## Given request:
Search the material for the string "this", then report how many lines hold it, with no other text.

::::::::::

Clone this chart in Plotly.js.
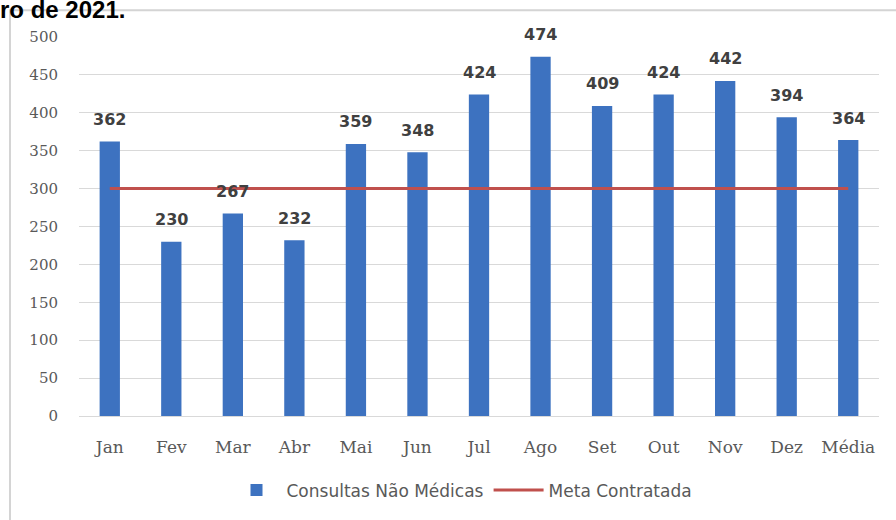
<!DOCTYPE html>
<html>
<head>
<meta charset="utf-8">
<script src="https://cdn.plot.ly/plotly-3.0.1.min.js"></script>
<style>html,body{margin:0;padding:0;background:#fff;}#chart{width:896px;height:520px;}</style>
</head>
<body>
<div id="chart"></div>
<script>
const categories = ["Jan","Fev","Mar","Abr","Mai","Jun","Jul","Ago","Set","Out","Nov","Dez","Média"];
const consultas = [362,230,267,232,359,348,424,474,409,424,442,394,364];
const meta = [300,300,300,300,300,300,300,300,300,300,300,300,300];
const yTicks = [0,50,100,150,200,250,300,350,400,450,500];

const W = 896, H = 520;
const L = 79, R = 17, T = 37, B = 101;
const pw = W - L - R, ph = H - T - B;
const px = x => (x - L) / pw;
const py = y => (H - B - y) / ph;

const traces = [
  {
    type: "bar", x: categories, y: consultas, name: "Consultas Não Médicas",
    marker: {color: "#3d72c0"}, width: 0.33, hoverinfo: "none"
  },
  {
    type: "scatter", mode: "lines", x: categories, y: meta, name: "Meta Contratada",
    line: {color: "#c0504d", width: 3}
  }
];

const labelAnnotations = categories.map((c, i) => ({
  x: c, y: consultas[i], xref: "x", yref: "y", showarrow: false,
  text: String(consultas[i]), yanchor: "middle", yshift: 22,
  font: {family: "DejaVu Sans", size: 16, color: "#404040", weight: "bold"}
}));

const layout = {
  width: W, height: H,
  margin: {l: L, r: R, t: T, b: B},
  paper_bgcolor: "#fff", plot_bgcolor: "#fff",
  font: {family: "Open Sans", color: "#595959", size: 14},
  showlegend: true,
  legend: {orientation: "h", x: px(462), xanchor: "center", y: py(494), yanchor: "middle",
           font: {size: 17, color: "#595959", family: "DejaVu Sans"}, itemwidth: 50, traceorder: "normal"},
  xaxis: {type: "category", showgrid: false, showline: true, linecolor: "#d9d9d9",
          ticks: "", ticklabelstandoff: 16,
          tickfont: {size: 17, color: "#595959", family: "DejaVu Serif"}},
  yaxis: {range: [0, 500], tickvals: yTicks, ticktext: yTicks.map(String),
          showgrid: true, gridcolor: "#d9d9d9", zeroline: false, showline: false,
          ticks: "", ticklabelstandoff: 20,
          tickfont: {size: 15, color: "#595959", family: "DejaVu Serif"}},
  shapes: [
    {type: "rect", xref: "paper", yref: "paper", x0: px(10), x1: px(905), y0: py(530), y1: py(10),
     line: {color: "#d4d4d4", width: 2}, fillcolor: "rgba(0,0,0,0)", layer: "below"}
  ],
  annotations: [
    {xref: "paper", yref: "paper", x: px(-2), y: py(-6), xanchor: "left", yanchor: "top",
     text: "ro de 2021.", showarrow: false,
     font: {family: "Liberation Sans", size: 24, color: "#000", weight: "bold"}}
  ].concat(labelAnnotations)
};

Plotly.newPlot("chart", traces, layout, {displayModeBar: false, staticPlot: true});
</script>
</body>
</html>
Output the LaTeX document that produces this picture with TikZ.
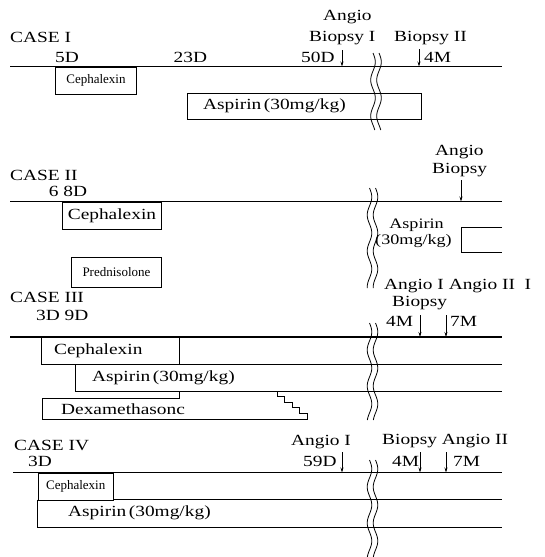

::::::::::

## Complete response:
2